10 Jun 2014 3:59 PM | Anonymous member (Administrator)

Cargill to end gestation crate use for sows

http://www.desmoinesregister.com/story 
Donnelle Eller, deller@dmreg.com 12:21 a.m. CDT June 10, 2014

Cargill says all the sow barns the Minneapolis-based company owns will move to group housing by year-end 2015, moving away from gestation crates that animal welfare groups have opposed.

The company said contract farms that contain Cargill-owned sows will all transition to group housing by year-end 2017.

Paul Shapiro, a vice president at the Humane Society of the United States, said the move is the right one.

"Cargill's decision brings us closer to the day when gestation crates will be relics of the past in the pork industry," he said. "Americans simply don't support locking animals in cages barely larger than their bodies."
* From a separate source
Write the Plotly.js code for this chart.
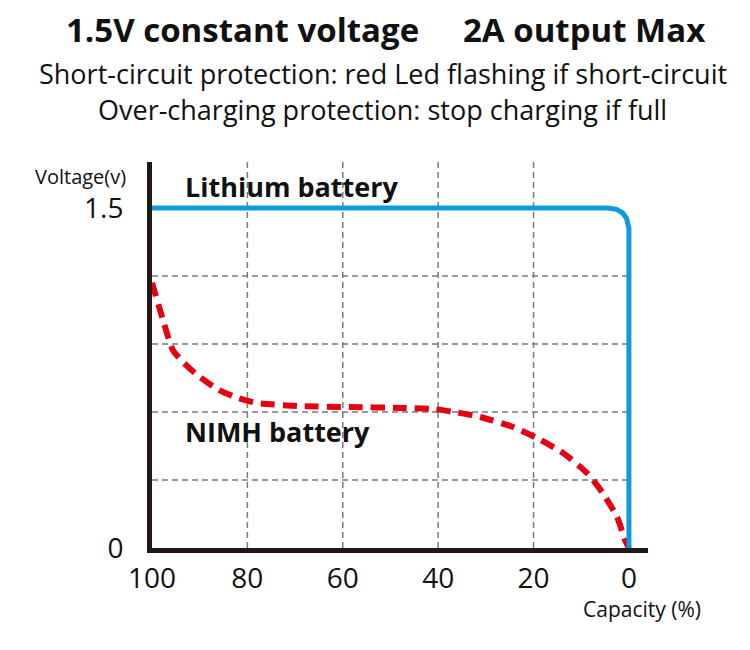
<!DOCTYPE html>
<html>
<head>
<meta charset="utf-8">
<script src="https://cdn.plot.ly/plotly-3.0.1.min.js"></script>
<style>
  html, body { margin: 0; padding: 0; background: #fff; }
  #chart { width: 750px; height: 650px; }
</style>
</head>
<body>
<div id="chart"></div>
<script>
// capacity (%) vs voltage (v)
const lithiumCap = [100, 60, 20, 4.5, 2.6, 1.3, 0.5, 0.1, 0, 0];
const lithiumVolt = [1.5, 1.5, 1.5, 1.5, 1.494, 1.478, 1.455, 1.43, 1.41, 0];

const nimhCap = [100, 97.7, 95.6, 92.5, 89.9, 86, 82, 78, 69, 58.5, 48, 41, 36, 31.2, 24.3, 19.3, 13.8, 8.8, 5.5, 2.5, 0.8, 0];
const nimhVolt = [1.17, 1.006, 0.873, 0.8, 0.754, 0.697, 0.662, 0.64, 0.626, 0.622, 0.618, 0.613, 0.598, 0.578, 0.534, 0.485, 0.419, 0.331, 0.243, 0.137, 0.035, 0];

const xTicks = [100, 80, 60, 40, 20, 0];
const yTicks = [0, 1.5];
const xGrid = [80, 60, 40, 20];
const yGrid = [0.3, 0.6, 0.9, 1.2];

const FONT = 'Open Sans, Noto Sans, sans-serif';
const INK = '#231815';

// dashed grid, stops at the 0% line like the original
const shapes = [];
xGrid.forEach(v => shapes.push({
  type: 'line', layer: 'below', xref: 'x', yref: 'paper',
  x0: v, x1: v, y0: 0, y1: 1,
  line: {color: '#7a7a7a', width: 1.5, dash: '6px,4px'}
}));
yGrid.forEach(v => shapes.push({
  type: 'line', layer: 'below', xref: 'x', yref: 'y',
  x0: 100, x1: 0, y0: v, y1: v,
  line: {color: '#7a7a7a', width: 1.5, dash: '6px,4px'}
}));

const traces = [
  {
    x: nimhCap, y: nimhVolt, type: 'scatter', mode: 'lines',
    line: {color: '#e50012', width: 6, dash: '14px,8px', shape: 'spline', smoothing: 0.6},
    hoverinfo: 'skip'
  },
  {
    x: lithiumCap, y: lithiumVolt, type: 'scatter', mode: 'lines',
    line: {color: '#0f9ae0', width: 5},
    hoverinfo: 'skip'
  }
];

function note(text, x, y, size, extra) {
  return Object.assign({
    text: text, xref: 'paper', yref: 'paper', x: x, y: y,
    xanchor: 'center', yanchor: 'middle', showarrow: false,
    font: {family: FONT, size: size, color: '#111'}
  }, extra || {});
}

const annotations = [
  note('<b>1.5V constant voltage</b>', 0.182, 1.342, 33),
  note('<b>2A output Max</b>', 0.871, 1.342, 33),
  note('Short-circuit protection: red Led flashing if short-circuit', 0.466, 1.23, 27),
  note('Over-charging protection: stop charging if full', 0.465, 1.135, 27),
  note('<b>Lithium battery</b>', 93.5, 1.597, 27, {xref: 'x', yref: 'y', xanchor: 'left'}),
  note('<b>NIMH battery</b>', 93.5, 0.512, 27, {xref: 'x', yref: 'y', xanchor: 'left'}),
  note('Voltage(v)', -0.048, 0.962, 20, {xanchor: 'right'}),
  note('Capacity (%)', 1.11, -0.158, 21, {xanchor: 'right'})
];

const layout = {
  width: 750, height: 650,
  margin: {l: 152, r: 102, t: 162, b: 102},
  paper_bgcolor: '#fff', plot_bgcolor: '#fff',
  showlegend: false,
  xaxis: {
    range: [100, -4], tickvals: xTicks, ticktext: xTicks.map(String),
    showgrid: false, zeroline: false, ticks: '',
    showline: true, linecolor: INK, linewidth: 5,
    ticklabelstandoff: 1,
    tickfont: {family: FONT, size: 28, color: '#111'}
  },
  yaxis: {
    range: [0, 1.703], tickvals: yTicks, ticktext: yTicks.map(String),
    showgrid: false, zeroline: false, ticks: '',
    showline: true, linecolor: INK, linewidth: 5,
    ticklabelstandoff: 18,
    tickfont: {family: FONT, size: 28, color: '#111'}
  },
  shapes: shapes,
  annotations: annotations
};

Plotly.newPlot('chart', traces, layout, {displayModeBar: false, staticPlot: true});
</script>
</body>
</html>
Cargill is one of more than 60 companies that have made similar moves, including McDonald's and Costco, the Humane Society said.

Cargill has no sow farms in Iowa, either owned or under contract, the company said. It does work with up to 360 Iowa farmers to fatten pigs for market after they've been weaned.

About 30 percent of the pigs harvested at Cargill pork processing plants in Ottumwa, Ia., and Beardstown, Ill., come from Cargill-owned sows, the company said.

Half of Cargill's sow operations have maintained group housing over the past several years.

Cargill said it has invested $60 million to buy and modernize a 22,000-acre idled hog farm in Dalhart, Texas, to enable it to move to 100 percent group housing for gestating sows. The company's work includes building sow barns containing group housing and converting existing sow housing from stalls or crates.

Industry leaders have said gestation crates help protect the sows and piglets.

Cargill acknowledged changing customer needs. "While Cargill was a pioneer in the use of group housing for gestating sows dating back more than a decade, in the past few years growing public interest in the welfare related to animals raised for food has been expressed to our customers and the pork industry," said Mike Luker, president of Wichita-based Cargill Pork.

"While an industry change of this magnitude is challenging and costly, we believe it is the right thing to do for the long-term future of pork production in the U.S., and our customers agree with us and support our decision," Luker said.